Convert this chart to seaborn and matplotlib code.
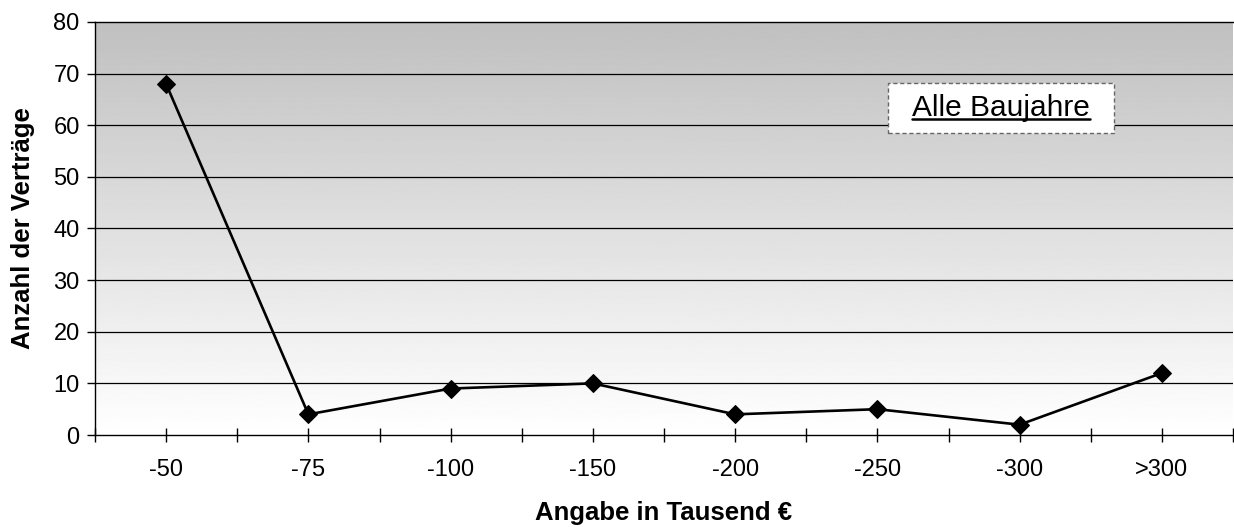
import numpy as np
import pandas as pd
import matplotlib
matplotlib.use("Agg")
import matplotlib.pyplot as plt
import seaborn as sns
from matplotlib.lines import Line2D
from matplotlib.patches import Rectangle

categories = ["-50", "-75", "-100", "-150", "-200", "-250", "-300", ">300"]
values = [68, 4, 9, 10, 4, 5, 2, 12]
y_ticks = [0, 10, 20, 30, 40, 50, 60, 70, 80]

sns.set_theme(style="white")
plt.rcParams['font.family'] = ['Liberation Sans', 'DejaVu Sans']
plt.rcParams.update({"text.color": "black", "axes.labelcolor": "black",
                     "xtick.color": "black", "ytick.color": "black"})

fig = plt.figure(figsize=(12.34, 5.27), dpi=100)
ax = fig.add_axes([95/1234, 1-435/527, (1233-95)/1234, (435-22)/527])

# gradient background
grad = np.linspace(1.0, 0.753, 256).reshape(-1, 1)
ax.imshow(grad, cmap="gray", vmin=0, vmax=1, aspect="auto",
          extent=[0, 1, 0, 1], transform=ax.transAxes, zorder=0, origin="lower")

df = pd.DataFrame({"pos": np.arange(len(categories)), "val": values})
sns.lineplot(data=df, x="pos", y="val", ax=ax, color="black", linewidth=1.9,
             marker="D", markersize=9, markeredgecolor="black", zorder=3)

ax.set_xlim(-0.5, len(categories) - 0.5)
ax.set_ylim(0, 80)
ax.set_yticks(y_ticks)
ax.set_yticklabels([str(v) for v in y_ticks], fontsize=17)
ax.set_xticks(np.arange(len(categories)))
ax.set_xticklabels(categories, fontsize=17)
ax.set_xticks(np.arange(len(categories) + 1) - 0.5, minor=True)

for v in y_ticks[1:-1]:
    ax.axhline(v, color="black", linewidth=0.9, zorder=1)

for s in ["left", "bottom", "top"]:
    ax.spines[s].set_visible(True)
    ax.spines[s].set_color("black")
    ax.spines[s].set_linewidth(1.0)
ax.spines["right"].set_visible(False)

ax.tick_params(axis="x", which="both", direction="inout", length=10, width=1, color="black", pad=12, bottom=True)
ax.tick_params(axis="y", which="both", direction="out", length=6, width=1, color="black", pad=5, left=True)

ax.set_xlabel("Angabe in Tausend €", fontsize=18.5, fontweight="bold", labelpad=15)
ax.set_ylabel("Anzahl der Verträge", fontsize=18.5, fontweight="bold", labelpad=13)

txt = ax.text(0.796, 0.792, "Alle Baujahre", transform=ax.transAxes, fontsize=21.5,
              ha="center", va="center", zorder=6)

fig.canvas.draw()
r = fig.canvas.get_renderer()
bbp = txt.get_window_extent(r)
inv = ax.transAxes.inverted()
# box around the text (pixel padding converted to axes fraction)
(x0, y0) = inv.transform((bbp.x0 - 24, (bbp.y0 + bbp.y1) / 2 - 25))
(x1, y1) = inv.transform((bbp.x1 + 24, (bbp.y0 + bbp.y1) / 2 + 25))
ax.add_patch(Rectangle((x0, y0), x1 - x0, y1 - y0, transform=ax.transAxes,
                       facecolor="white", edgecolor="#666666",
                       linestyle=(0, (3, 2)), linewidth=1, zorder=5))
bb = bbp.transformed(inv)
ax.add_line(Line2D([bb.x0, bb.x1], [bb.y0 + 0.006, bb.y0 + 0.006], transform=ax.transAxes,
                   color="black", linewidth=1.8, zorder=7))

fig.savefig("out.png", dpi=100)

WHAT TO WORK ON: Give every line above again exactly, with no pictures.

RESULT OF THIS TASK:
Convert this chart to seaborn and matplotlib code.
import numpy as np
import pandas as pd
import matplotlib
matplotlib.use("Agg")
import matplotlib.pyplot as plt
import seaborn as sns
from matplotlib.lines import Line2D
from matplotlib.patches import Rectangle

categories = ["-50", "-75", "-100", "-150", "-200", "-250", "-300", ">300"]
values = [68, 4, 9, 10, 4, 5, 2, 12]
y_ticks = [0, 10, 20, 30, 40, 50, 60, 70, 80]

sns.set_theme(style="white")
plt.rcParams['font.family'] = ['Liberation Sans', 'DejaVu Sans']
plt.rcParams.update({"text.color": "black", "axes.labelcolor": "black",
                     "xtick.color": "black", "ytick.color": "black"})

fig = plt.figure(figsize=(12.34, 5.27), dpi=100)
ax = fig.add_axes([95/1234, 1-435/527, (1233-95)/1234, (435-22)/527])

# gradient background
grad = np.linspace(1.0, 0.753, 256).reshape(-1, 1)
ax.imshow(grad, cmap="gray", vmin=0, vmax=1, aspect="auto",
          extent=[0, 1, 0, 1], transform=ax.transAxes, zorder=0, origin="lower")

df = pd.DataFrame({"pos": np.arange(len(categories)), "val": values})
sns.lineplot(data=df, x="pos", y="val", ax=ax, color="black", linewidth=1.9,
             marker="D", markersize=9, markeredgecolor="black", zorder=3)

ax.set_xlim(-0.5, len(categories) - 0.5)
ax.set_ylim(0, 80)
ax.set_yticks(y_ticks)
ax.set_yticklabels([str(v) for v in y_ticks], fontsize=17)
ax.set_xticks(np.arange(len(categories)))
ax.set_xticklabels(categories, fontsize=17)
ax.set_xticks(np.arange(len(categories) + 1) - 0.5, minor=True)

for v in y_ticks[1:-1]:
    ax.axhline(v, color="black", linewidth=0.9, zorder=1)

for s in ["left", "bottom", "top"]:
    ax.spines[s].set_visible(True)
    ax.spines[s].set_color("black")
    ax.spines[s].set_linewidth(1.0)
ax.spines["right"].set_visible(False)

ax.tick_params(axis="x", which="both", direction="inout", length=10, width=1, color="black", pad=12, bottom=True)
ax.tick_params(axis="y", which="both", direction="out", length=6, width=1, color="black", pad=5, left=True)

ax.set_xlabel("Angabe in Tausend €", fontsize=18.5, fontweight="bold", labelpad=15)
ax.set_ylabel("Anzahl der Verträge", fontsize=18.5, fontweight="bold", labelpad=13)

txt = ax.text(0.796, 0.792, "Alle Baujahre", transform=ax.transAxes, fontsize=21.5,
              ha="center", va="center", zorder=6)

fig.canvas.draw()
r = fig.canvas.get_renderer()
bbp = txt.get_window_extent(r)
inv = ax.transAxes.inverted()
# box around the text (pixel padding converted to axes fraction)
(x0, y0) = inv.transform((bbp.x0 - 24, (bbp.y0 + bbp.y1) / 2 - 25))
(x1, y1) = inv.transform((bbp.x1 + 24, (bbp.y0 + bbp.y1) / 2 + 25))
ax.add_patch(Rectangle((x0, y0), x1 - x0, y1 - y0, transform=ax.transAxes,
                       facecolor="white", edgecolor="#666666",
                       linestyle=(0, (3, 2)), linewidth=1, zorder=5))
bb = bbp.transformed(inv)
ax.add_line(Line2D([bb.x0, bb.x1], [bb.y0 + 0.006, bb.y0 + 0.006], transform=ax.transAxes,
                   color="black", linewidth=1.8, zorder=7))

fig.savefig("out.png", dpi=100)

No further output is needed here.